■ **What is needed**:
Output every line of the material exactly, omitting images.

■ **Dataset excerpt**:

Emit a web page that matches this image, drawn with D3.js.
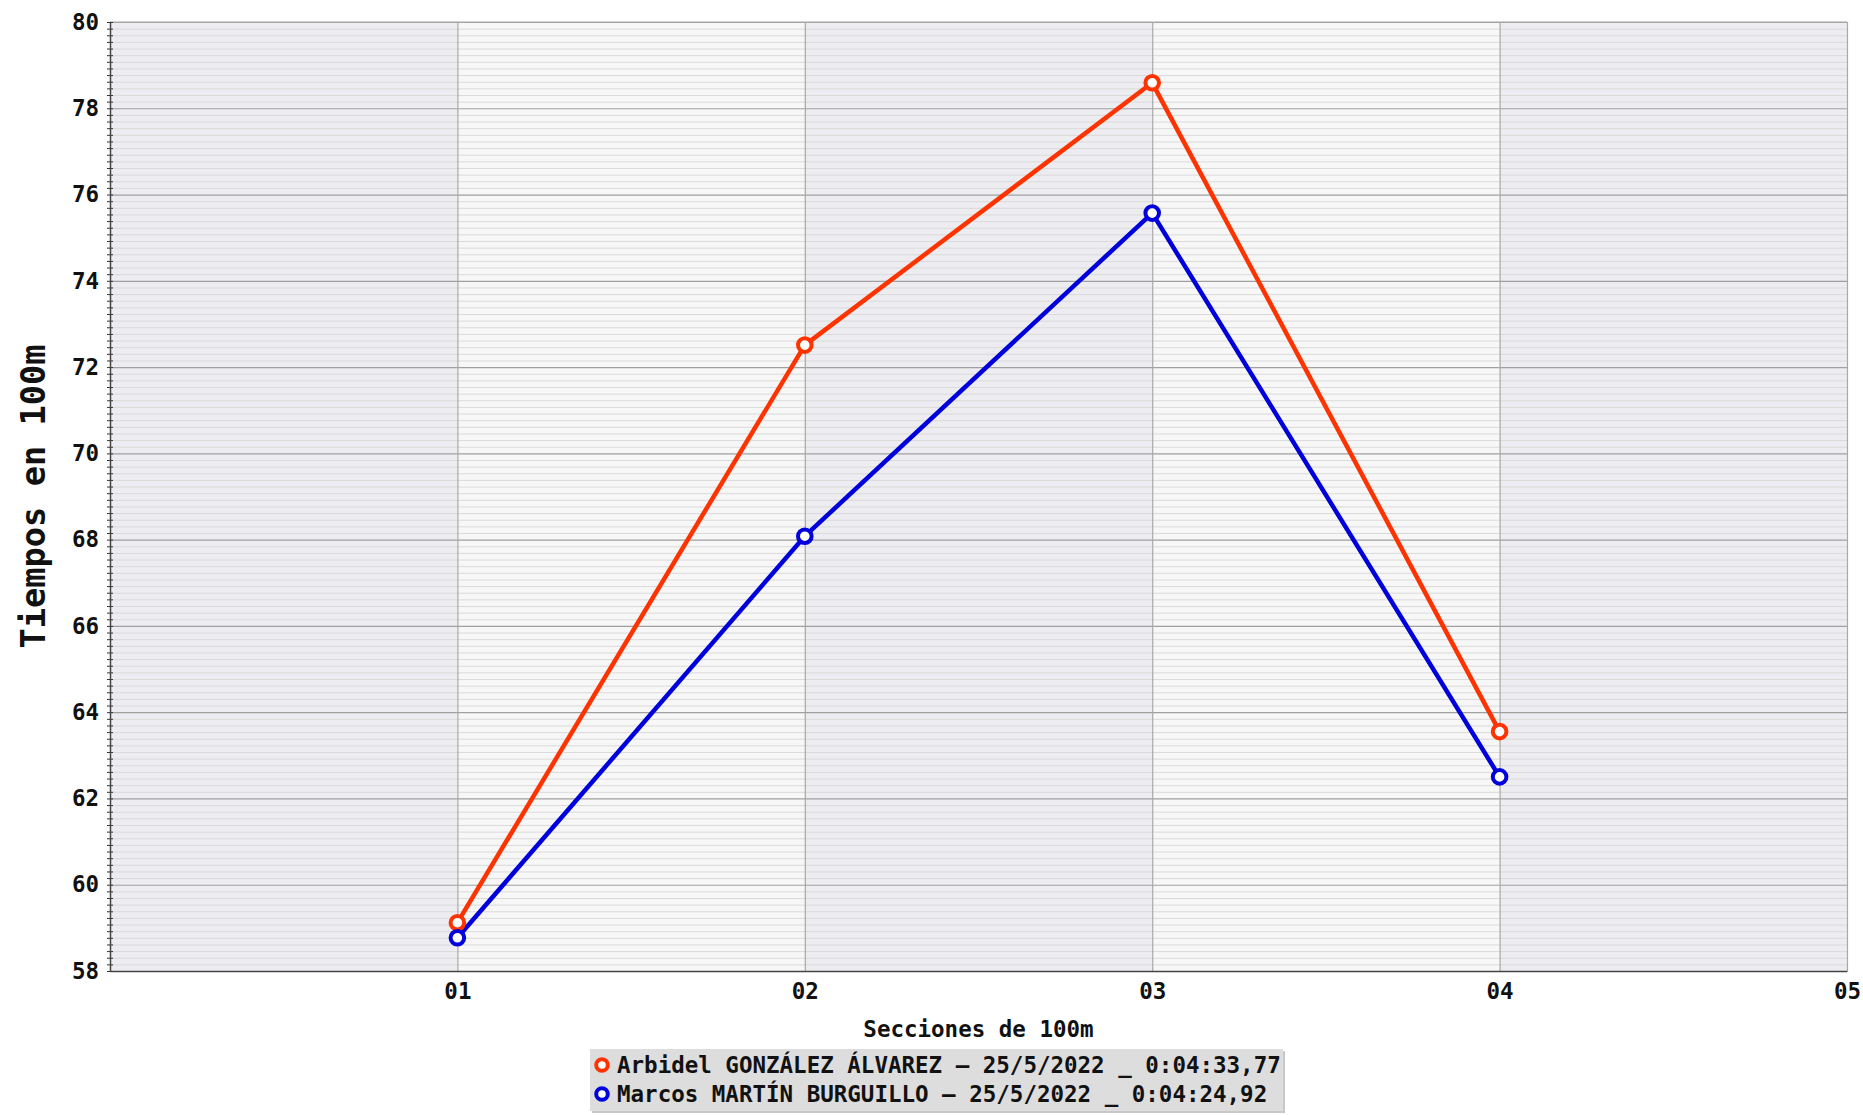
<!DOCTYPE html>
<html>
<head>
<meta charset="utf-8">
<script src="https://cdn.jsdelivr.net/npm/d3@7"></script>
<style>
  html, body { margin: 0; padding: 0; background: #ffffff; }
  svg { display: block; }
  text { font-family: "DejaVu Sans Mono", monospace; font-weight: bold; fill: #111; }
</style>
</head>
<body>
<svg id="chart" width="1863" height="1115"></svg>
<script>
// ---- data ----
const sectionLabels = ["01", "02", "03", "04", "05"];
const sectionPositions = [1, 2, 3, 4, 5];
const seriesNames = [
  "Arbidel GONZÁLEZ ÁLVAREZ – 25/5/2022 _ 0:04:33,77",
  "Marcos MARTÍN BURGUILLO – 25/5/2022 _ 0:04:24,92"
];
const seriesColors = ["#ff3300", "#0000dd"];
const arbidelTimes = [59.12, 72.51, 78.59, 63.55];
const marcosTimes = [58.77, 68.08, 75.57, 62.50];
const yTickValues = [58, 60, 62, 64, 66, 68, 70, 72, 74, 76, 78, 80];
const xTitle = "Secciones de 100m";
const yTitle = "Tiempos en 100m";

// ---- layout ----
const W = 1863, H = 1115;
const plot = { left: 110, right: 1847, top: 22, bottom: 971 };
const svg = d3.select("#chart");

const x = d3.scaleLinear().domain([0, 5]).range([plot.left, plot.right]);
const y = d3.scaleLinear().domain([58, 80]).range([plot.bottom, plot.top]);

// alternating column bands
const bands = d3.range(0, 5);
svg.append("g").selectAll("rect").data(bands).join("rect")
  .attr("x", d => x(d))
  .attr("y", plot.top)
  .attr("width", d => x(d + 1) - x(d))
  .attr("height", plot.bottom - plot.top)
  .attr("fill", d => d % 2 === 0 ? "#ededf1" : "#f7f7f7");

// minor values: 12 minor subdivisions between majors (13 intervals)
const minorValues = [];
for (let i = 0; i < yTickValues.length - 1; i++) {
  const a = yTickValues[i], b = yTickValues[i + 1];
  for (let k = 1; k < 13; k++) minorValues.push(a + (b - a) * k / 13);
}

// minor grid
svg.append("g")
  .attr("transform", `translate(${plot.left},0)`)
  .call(d3.axisLeft(y).tickValues(minorValues).tickSize(-(plot.right - plot.left)).tickFormat(""))
  .call(g => g.select(".domain").remove())
  .call(g => g.selectAll(".tick line").attr("stroke", "#dadada").attr("stroke-width", 1));

// major horizontal grid
svg.append("g")
  .attr("transform", `translate(${plot.left},0)`)
  .call(d3.axisLeft(y).tickValues(yTickValues).tickSize(-(plot.right - plot.left)).tickFormat(""))
  .call(g => g.select(".domain").remove())
  .call(g => g.selectAll(".tick line").attr("stroke", "#a0a0a0").attr("stroke-width", 1.2));

// vertical grid
svg.append("g")
  .attr("transform", `translate(0,${plot.bottom})`)
  .call(d3.axisBottom(x).tickValues(sectionPositions).tickSize(-(plot.bottom - plot.top)).tickFormat(""))
  .call(g => g.select(".domain").remove())
  .call(g => g.selectAll(".tick line").attr("stroke", "#a8a8a8").attr("stroke-width", 1.2));

// top border
svg.append("line")
  .attr("x1", plot.left).attr("x2", plot.right)
  .attr("y1", plot.top).attr("y2", plot.top)
  .attr("stroke", "#a8a8a8").attr("stroke-width", 1.2);

// y minor tick marks crossing the axis
svg.append("g")
  .attr("transform", `translate(${plot.left + 3},0)`)
  .call(d3.axisLeft(y).tickValues(minorValues.concat(yTickValues)).tickSize(6).tickFormat(""))
  .call(g => g.select(".domain").remove())
  .call(g => g.selectAll(".tick line").attr("stroke", "#333").attr("stroke-width", 1));

// y axis with labels
svg.append("g")
  .attr("transform", `translate(${plot.left},0)`)
  .call(d3.axisLeft(y).tickValues(yTickValues).tickSize(0).tickPadding(11).tickFormat(d3.format("d")))
  .call(g => g.select(".domain").attr("stroke", "#444").attr("stroke-width", 1.5))
  .call(g => g.selectAll(".tick text")
    .style("font-family", "'DejaVu Sans Mono', monospace")
    .style("font-weight", "bold")
    .style("font-size", "22.5px")
    .attr("fill", "#111"));

// x axis with labels
svg.append("g")
  .attr("transform", `translate(0,${plot.bottom})`)
  .call(d3.axisBottom(x).tickValues(sectionPositions).tickSize(0).tickPadding(12)
    .tickFormat((d, i) => sectionLabels[i]))
  .call(g => g.select(".domain").attr("stroke", "#444").attr("stroke-width", 1.5))
  .call(g => g.selectAll(".tick text")
    .style("font-family", "'DejaVu Sans Mono', monospace")
    .style("font-weight", "bold")
    .style("font-size", "22.5px")
    .attr("fill", "#111"));

// axis titles
svg.append("text")
  .attr("x", (plot.left + plot.right) / 2)
  .attr("y", 1029)
  .attr("text-anchor", "middle")
  .attr("dominant-baseline", "central")
  .style("font-size", "22.5px")
  .text(xTitle);

svg.append("text")
  .attr("transform", `translate(33,${(plot.top + plot.bottom) / 2}) rotate(-90)`)
  .attr("text-anchor", "middle")
  .attr("dominant-baseline", "central")
  .style("font-size", "33.7px")
  .text(yTitle);

// series
const seriesData = [arbidelTimes, marcosTimes];
const line = d3.line().x((d, i) => x(sectionPositions[i])).y(d => y(d));
const sg = svg.append("g");
seriesData.forEach((vals, si) => {
  sg.append("path")
    .datum(vals)
    .attr("d", line)
    .attr("fill", "none")
    .attr("stroke", seriesColors[si])
    .attr("stroke-width", 4.5)
    .attr("stroke-linejoin", "round");
});
seriesData.forEach((vals, si) => {
  sg.append("g").selectAll("circle").data(vals).join("circle")
    .attr("cx", (d, i) => x(sectionPositions[i]))
    .attr("cy", d => y(d))
    .attr("r", 6.8)
    .attr("fill", "#ffffff")
    .attr("stroke", seriesColors[si])
    .attr("stroke-width", 4);
});

// legend
const legend = { x: 590, y: 1049, w: 693, h: 62 };
svg.append("rect")
  .attr("x", legend.x + 2).attr("y", legend.y + 2)
  .attr("width", legend.w).attr("height", legend.h)
  .attr("fill", "#c8c8c8");
svg.append("rect")
  .attr("x", legend.x).attr("y", legend.y)
  .attr("width", legend.w).attr("height", legend.h)
  .attr("fill", "#dddddd");
const rowY = [1065, 1094];
seriesNames.forEach((name, i) => {
  svg.append("circle")
    .attr("cx", legend.x + 12).attr("cy", rowY[i])
    .attr("r", 5.8)
    .attr("fill", "#ffffff")
    .attr("stroke", seriesColors[i])
    .attr("stroke-width", 4);
  svg.append("text")
    .attr("x", legend.x + 27)
    .attr("y", rowY[i])
    .attr("dominant-baseline", "central")
    .style("font-size", "22.5px")
    .text(name);
});
</script>
</body>
</html>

■ **Final result**:
Emit a web page that matches this image, drawn with D3.js.
<!DOCTYPE html>
<html>
<head>
<meta charset="utf-8">
<script src="https://cdn.jsdelivr.net/npm/d3@7"></script>
<style>
  html, body { margin: 0; padding: 0; background: #ffffff; }
  svg { display: block; }
  text { font-family: "DejaVu Sans Mono", monospace; font-weight: bold; fill: #111; }
</style>
</head>
<body>
<svg id="chart" width="1863" height="1115"></svg>
<script>
// ---- data ----
const sectionLabels = ["01", "02", "03", "04", "05"];
const sectionPositions = [1, 2, 3, 4, 5];
const seriesNames = [
  "Arbidel GONZÁLEZ ÁLVAREZ – 25/5/2022 _ 0:04:33,77",
  "Marcos MARTÍN BURGUILLO – 25/5/2022 _ 0:04:24,92"
];
const seriesColors = ["#ff3300", "#0000dd"];
const arbidelTimes = [59.12, 72.51, 78.59, 63.55];
const marcosTimes = [58.77, 68.08, 75.57, 62.50];
const yTickValues = [58, 60, 62, 64, 66, 68, 70, 72, 74, 76, 78, 80];
const xTitle = "Secciones de 100m";
const yTitle = "Tiempos en 100m";

// ---- layout ----
const W = 1863, H = 1115;
const plot = { left: 110, right: 1847, top: 22, bottom: 971 };
const svg = d3.select("#chart");

const x = d3.scaleLinear().domain([0, 5]).range([plot.left, plot.right]);
const y = d3.scaleLinear().domain([58, 80]).range([plot.bottom, plot.top]);

// alternating column bands
const bands = d3.range(0, 5);
svg.append("g").selectAll("rect").data(bands).join("rect")
  .attr("x", d => x(d))
  .attr("y", plot.top)
  .attr("width", d => x(d + 1) - x(d))
  .attr("height", plot.bottom - plot.top)
  .attr("fill", d => d % 2 === 0 ? "#ededf1" : "#f7f7f7");

// minor values: 12 minor subdivisions between majors (13 intervals)
const minorValues = [];
for (let i = 0; i < yTickValues.length - 1; i++) {
  const a = yTickValues[i], b = yTickValues[i + 1];
  for (let k = 1; k < 13; k++) minorValues.push(a + (b - a) * k / 13);
}

// minor grid
svg.append("g")
  .attr("transform", `translate(${plot.left},0)`)
  .call(d3.axisLeft(y).tickValues(minorValues).tickSize(-(plot.right - plot.left)).tickFormat(""))
  .call(g => g.select(".domain").remove())
  .call(g => g.selectAll(".tick line").attr("stroke", "#dadada").attr("stroke-width", 1));

// major horizontal grid
svg.append("g")
  .attr("transform", `translate(${plot.left},0)`)
  .call(d3.axisLeft(y).tickValues(yTickValues).tickSize(-(plot.right - plot.left)).tickFormat(""))
  .call(g => g.select(".domain").remove())
  .call(g => g.selectAll(".tick line").attr("stroke", "#a0a0a0").attr("stroke-width", 1.2));

// vertical grid
svg.append("g")
  .attr("transform", `translate(0,${plot.bottom})`)
  .call(d3.axisBottom(x).tickValues(sectionPositions).tickSize(-(plot.bottom - plot.top)).tickFormat(""))
  .call(g => g.select(".domain").remove())
  .call(g => g.selectAll(".tick line").attr("stroke", "#a8a8a8").attr("stroke-width", 1.2));

// top border
svg.append("line")
  .attr("x1", plot.left).attr("x2", plot.right)
  .attr("y1", plot.top).attr("y2", plot.top)
  .attr("stroke", "#a8a8a8").attr("stroke-width", 1.2);

// y minor tick marks crossing the axis
svg.append("g")
  .attr("transform", `translate(${plot.left + 3},0)`)
  .call(d3.axisLeft(y).tickValues(minorValues.concat(yTickValues)).tickSize(6).tickFormat(""))
  .call(g => g.select(".domain").remove())
  .call(g => g.selectAll(".tick line").attr("stroke", "#333").attr("stroke-width", 1));

// y axis with labels
svg.append("g")
  .attr("transform", `translate(${plot.left},0)`)
  .call(d3.axisLeft(y).tickValues(yTickValues).tickSize(0).tickPadding(11).tickFormat(d3.format("d")))
  .call(g => g.select(".domain").attr("stroke", "#444").attr("stroke-width", 1.5))
  .call(g => g.selectAll(".tick text")
    .style("font-family", "'DejaVu Sans Mono', monospace")
    .style("font-weight", "bold")
    .style("font-size", "22.5px")
    .attr("fill", "#111"));

// x axis with labels
svg.append("g")
  .attr("transform", `translate(0,${plot.bottom})`)
  .call(d3.axisBottom(x).tickValues(sectionPositions).tickSize(0).tickPadding(12)
    .tickFormat((d, i) => sectionLabels[i]))
  .call(g => g.select(".domain").attr("stroke", "#444").attr("stroke-width", 1.5))
  .call(g => g.selectAll(".tick text")
    .style("font-family", "'DejaVu Sans Mono', monospace")
    .style("font-weight", "bold")
    .style("font-size", "22.5px")
    .attr("fill", "#111"));

// axis titles
svg.append("text")
  .attr("x", (plot.left + plot.right) / 2)
  .attr("y", 1029)
  .attr("text-anchor", "middle")
  .attr("dominant-baseline", "central")
  .style("font-size", "22.5px")
  .text(xTitle);

svg.append("text")
  .attr("transform", `translate(33,${(plot.top + plot.bottom) / 2}) rotate(-90)`)
  .attr("text-anchor", "middle")
  .attr("dominant-baseline", "central")
  .style("font-size", "33.7px")
  .text(yTitle);

// series
const seriesData = [arbidelTimes, marcosTimes];
const line = d3.line().x((d, i) => x(sectionPositions[i])).y(d => y(d));
const sg = svg.append("g");
seriesData.forEach((vals, si) => {
  sg.append("path")
    .datum(vals)
    .attr("d", line)
    .attr("fill", "none")
    .attr("stroke", seriesColors[si])
    .attr("stroke-width", 4.5)
    .attr("stroke-linejoin", "round");
});
seriesData.forEach((vals, si) => {
  sg.append("g").selectAll("circle").data(vals).join("circle")
    .attr("cx", (d, i) => x(sectionPositions[i]))
    .attr("cy", d => y(d))
    .attr("r", 6.8)
    .attr("fill", "#ffffff")
    .attr("stroke", seriesColors[si])
    .attr("stroke-width", 4);
});

// legend
const legend = { x: 590, y: 1049, w: 693, h: 62 };
svg.append("rect")
  .attr("x", legend.x + 2).attr("y", legend.y + 2)
  .attr("width", legend.w).attr("height", legend.h)
  .attr("fill", "#c8c8c8");
svg.append("rect")
  .attr("x", legend.x).attr("y", legend.y)
  .attr("width", legend.w).attr("height", legend.h)
  .attr("fill", "#dddddd");
const rowY = [1065, 1094];
seriesNames.forEach((name, i) => {
  svg.append("circle")
    .attr("cx", legend.x + 12).attr("cy", rowY[i])
    .attr("r", 5.8)
    .attr("fill", "#ffffff")
    .attr("stroke", seriesColors[i])
    .attr("stroke-width", 4);
  svg.append("text")
    .attr("x", legend.x + 27)
    .attr("y", rowY[i])
    .attr("dominant-baseline", "central")
    .style("font-size", "22.5px")
    .text(name);
});
</script>
</body>
</html>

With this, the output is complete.